He turns to face me, finally, like we’re old friends meeting in the middle of a conversation. His eyes land on me, scan the towel in my hair, the thin robe, the bare feet, and I hate how small I feel under it. I hate that he sees me like this.

“I need to know when your father is meeting with Ronan O’Rourke,” he says. The words come smooth, practiced, like he’s said them before, maybe even to someone who didn’t get the chance to answer.

I shake my head, more out of instinct than defiance. “I don’t know.”

“Yes, you do.”

He says it plainly, and I know he believes it. I don’t try to argue. What would be the point? We both know I’ve seen things I wasn’t supposed to. Eavesdropped. Read names I wasn’t meant to recognize. He’s not here on a guess.

“I won’t tell you,” I say quietly. “Whatever you think I know, I’m not giving it to you.”

His mouth doesn’t move, but something shifts in his eyes. Not anger, not yet—just a kind of steel-hard certainty that tells me this conversation doesn’t end with a choice. Not really.

“I’m not going to be your pawn,” I add, and I hate that my voice quavers at the end.

“You already are,” he says. “You just haven’t figured out which side you’re playing for.”

My stomach twists. I thought I’d been scared before. I hadn’t even started.

He shifts a few steps to the side, and I realize he’s between me and the door. Not by accident. He’s placed himself there. I start to back up without thinking, the robe pulling tighter around me as I move until my hip bumps the edge of the counter.

He doesn’t raise the gun. He doesn’t have to.

“Don’t make this harder than it has to be,” he says. His voice is level, but there’s pressure behind it now. “Just tell me what I need to know.”

I shake my head. “I’m not giving you anything.”

Another step from him. Another step back from me. The last few feet of space in the room close in fast.

“I’ve been patient,” he says. “More than you probably deserve. But if you keep protecting them, you become part of the problem.”

“I’m not protecting anyone. I just—” My voice breaks. “You’ll get them killed.”

His expression doesn’t change. “That’s the whole point."

The second I say no again, his face tightens—not with surprise, not even with anger, but with decision. He closes the distance and grabs my arm, wrenching me forward with a force that knocks the breath from my lungs. I barely register the edge of the table hitting my hip before I’m slammed backward into the wall.

Pain flashes through my spine. The impact cracks something loose in my head and my vision blurs. Before I can recover, his hand fists in my hair and drags me upright, shoving me flat against the plaster.

“You’re wasting time,” he says, breath hot at my cheek. “Yours. Mine. Theirs.”

I claw at his forearm, but he jerks me closer until our bodies are flush and I can feel the press of the gun between us. My robe’s already half undone from the struggle, the belt twisted and pulling with every movement.

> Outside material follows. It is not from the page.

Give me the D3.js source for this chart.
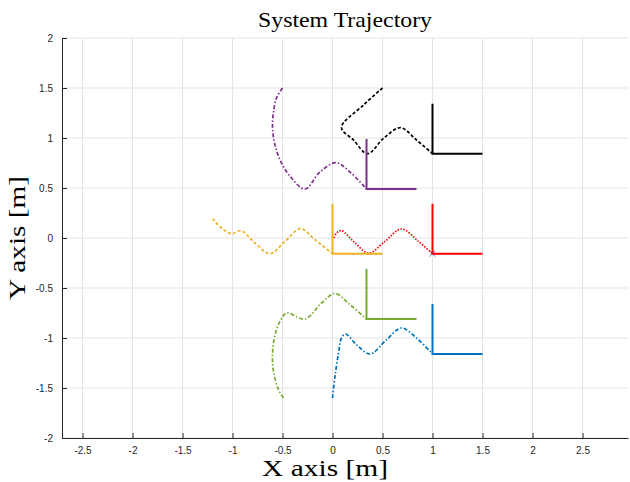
<!DOCTYPE html>
<html>
<head>
<meta charset="utf-8">
<style>
  body { margin: 0; background: #fff; }
  svg { display: block; }
</style>
</head>
<body>
<svg width="630" height="482"></svg>
<script src="https://d3js.org/d3.v7.min.js"></script>
<script>

// agent colours (MATLAB-like)
var agentNames = ["blue", "green", "yellow", "red", "purple", "black"];
var agentColors = ["#0072BD", "#77AC30", "#EDB120", "#FF0000", "#7E2F8E", "#000000"];
var agentDash = ["4,2,1.5,2", "4,2,1.5,2", "3,2.2", "1.5,1.5", "4,2,1.5,2", "3.2,2"];

// trajectories
var blueX   = [0.0, 0.025, 0.06, 0.09, 0.13, 0.24, 0.375, 0.54, 0.69, 0.84, 1.0];
var blueY   = [-1.6, -1.383, -1.15, -1.0, -0.96, -1.067, -1.16, -1.017, -0.9, -1.0, -1.16];
var greenX  = [-0.49, -0.54, -0.59, -0.6, -0.575, -0.525, -0.46, -0.275, -0.11, 0.025, 0.175, 0.34];
var greenY  = [-1.6, -1.517, -1.334, -1.167, -0.967, -0.834, -0.75, -0.81, -0.65, -0.555, -0.667, -0.81];
var yellowX = [-1.2, -1.11, -1.01, -0.915, -0.775, -0.625, -0.475, -0.32, -0.175, 0.0];
var yellowY = [0.193, 0.1, 0.043, 0.073, -0.05, -0.157, -0.034, 0.093, -0.017, -0.157];
var redX    = [0.015, 0.04, 0.09, 0.21, 0.36, 0.525, 0.69, 0.86, 1.0];
var redY    = [0.0, 0.05, 0.073, -0.034, -0.15, -0.034, 0.09, -0.034, -0.157];
var purpleX = [-0.5, -0.56, -0.59, -0.6, -0.575, -0.51, -0.41, -0.275, -0.125, 0.035, 0.175, 0.34];
var purpleY = [1.5, 1.4, 1.26, 1.11, 0.93, 0.75, 0.6, 0.49, 0.66, 0.753, 0.66, 0.49];
var blackX  = [0.5, 0.31, 0.09, 0.21, 0.35, 0.51, 0.68, 0.84, 1.0];
var blackY  = [1.5, 1.33, 1.105, 0.98, 0.843, 0.996, 1.103, 0.98, 0.843];

// final body frames (corner of the L) and axis length
var frameX = [1.0, 0.34, 0.0, 1.0, 0.34, 1.0];
var frameY = [-1.16, -0.81, -0.157, -0.157, 0.49, 0.843];
var frameLen = 0.5;

var xTicks = [-2.5, -2, -1.5, -1, -0.5, 0, 0.5, 1, 1.5, 2, 2.5];
var yTicks = [-2, -1.5, -1, -0.5, 0, 0.5, 1, 1.5, 2];

var svg = d3.select("svg"),
    width = +svg.attr("width"),
    height = +svg.attr("height");

var margin = {left: 62, right: 2, top: 38, bottom: 44};

var x = d3.scaleLinear().domain([-2.705, 2.955]).range([margin.left, width - margin.right]);
var y = d3.scaleLinear().domain([-2, 2]).range([height - margin.bottom, margin.top]);

var trajX = [blueX, greenX, yellowX, redX, purpleX, blackX];
var trajY = [blueY, greenY, yellowY, redY, purpleY, blackY];

var agents = agentNames.map(function(name, i) {
    return {
        name: name,
        color: agentColors[i],
        dash: agentDash[i],
        pts: trajX[i].map(function(v, j) { return [v, trajY[i][j]]; }),
        fx: frameX[i],
        fy: frameY[i]
    };
});

// grid
var grid = svg.append("g").attr("stroke", "#e3e3e3").attr("stroke-width", 1);
grid.selectAll(".gx").data(xTicks).enter().append("line")
    .attr("x1", function(d) { return x(d); }).attr("x2", function(d) { return x(d); })
    .attr("y1", y(-2)).attr("y2", y(2));
grid.selectAll(".gy").data(yTicks).enter().append("line")
    .attr("x1", x.range()[0]).attr("x2", x.range()[1])
    .attr("y1", function(d) { return y(d); }).attr("y2", function(d) { return y(d); });

// axes
var fmt = function(d) { return String(d); };
var xAxis = svg.append("g")
    .attr("transform", "translate(0," + y(-2) + ")")
    .call(d3.axisBottom(x).tickValues(xTicks).tickFormat(fmt).tickSizeInner(-5).tickSizeOuter(0).tickPadding(9));
var yAxis = svg.append("g")
    .attr("transform", "translate(" + x.range()[0] + ",0)")
    .call(d3.axisLeft(y).tickValues(yTicks).tickFormat(fmt).tickSizeInner(-5).tickSizeOuter(0).tickPadding(9));

[xAxis, yAxis].forEach(function(a) {
    a.select(".domain").attr("stroke", "#262626");
    a.selectAll(".tick line").attr("stroke", "#262626");
    a.selectAll(".tick text").attr("fill", "#262626")
        .style("font-family", "'Liberation Sans', Arial, sans-serif").style("font-size", "10px");
});

// trajectories
var line = d3.line()
    .x(function(d) { return x(d[0]); })
    .y(function(d) { return y(d[1]); })
    .curve(d3.curveCatmullRom.alpha(0.5));

svg.append("g").selectAll("path").data(agents).enter().append("path")
    .attr("d", function(d) { return line(d.pts); })
    .attr("fill", "none")
    .attr("stroke", function(d) { return d.color; })
    .attr("stroke-width", 1.7)
    .attr("stroke-dasharray", function(d) { return d.dash; });

// body frames (L shapes)
var frames = svg.append("g").selectAll("g").data(agents).enter().append("g");
frames.append("path")
    .attr("d", function(d) {
        return "M" + x(d.fx) + "," + y(d.fy + frameLen) +
               "L" + x(d.fx) + "," + y(d.fy) +
               "L" + x(d.fx + frameLen) + "," + y(d.fy);
    })
    .attr("fill", "none")
    .attr("stroke", function(d) { return d.color; })
    .attr("stroke-width", 2);

// small cross marker at red agent's end
var red = agents[3];
svg.append("path")
    .attr("d", "M-3,-3L3,3M-3,3L3,-3")
    .attr("transform", "translate(" + x(red.fx) + "," + y(red.fy) + ")")
    .attr("stroke", "#7E2F8E").attr("stroke-width", 1).attr("opacity", 0.7);

// titles (LaTeX-looking serif, stretched to the reference width)
var serif = "'Liberation Serif', 'DejaVu Serif', serif";
var cx = (x.range()[0] + x.range()[1]) / 2;
svg.append("text")
    .attr("x", cx).attr("y", 27)
    .attr("text-anchor", "middle")
    .attr("textLength", 174).attr("lengthAdjust", "spacingAndGlyphs")
    .style("font-family", serif).style("font-size", "21px")
    .text("System Trajectory");
svg.append("text")
    .attr("x", cx - 20).attr("y", 476)
    .attr("text-anchor", "middle")
    .attr("textLength", 126).attr("lengthAdjust", "spacingAndGlyphs")
    .style("font-family", serif).style("font-size", "23px")
    .text("X axis [m]");
svg.append("text")
    .attr("transform", "translate(25," + y(0) + ") rotate(-90)")
    .attr("text-anchor", "middle")
    .attr("textLength", 124).attr("lengthAdjust", "spacingAndGlyphs")
    .style("font-family", serif).style("font-size", "23px")
    .text("Y axis [m]");

</script>
</body>
</html>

I try to scream, but he clamps a hand over my mouth, pressing just hard enough to cut the sound but not the breath. His weight is fully on me now, one knee driving between my thighs, pinning me in place. I can’t move. I can barely breathe. The pressure against my ribs makes it feel like the air is leaking out of my lungs one shallow gasp at a time.

I shake my head violently, thrashing, but he just leans in harder. His hand slides down the curve of my side, slow, measured, and when his fingers hook into the belt at my waist and tug it once, everything in me turns to ice.

“I can do this any way I want,” he murmurs, too calm. “We both know that.”

Tears sting my eyes, unbidden and furious. I don’t want to cry. I don’t want him to see what this is doing to me. But the fear is everywhere now. It’s in my hands, trembling. It’s in my legs, locked and useless. It’s in the way I stop struggling—just for a second—because some buried part of me wonders if it’ll hurt less that way.

His hand slides the knot open.

I flinch hard, a full-body jolt, panic overriding everything else. My voice comes back in a ragged, desperate rasp.

“Please don’t?—”

He presses the gun against my stomach.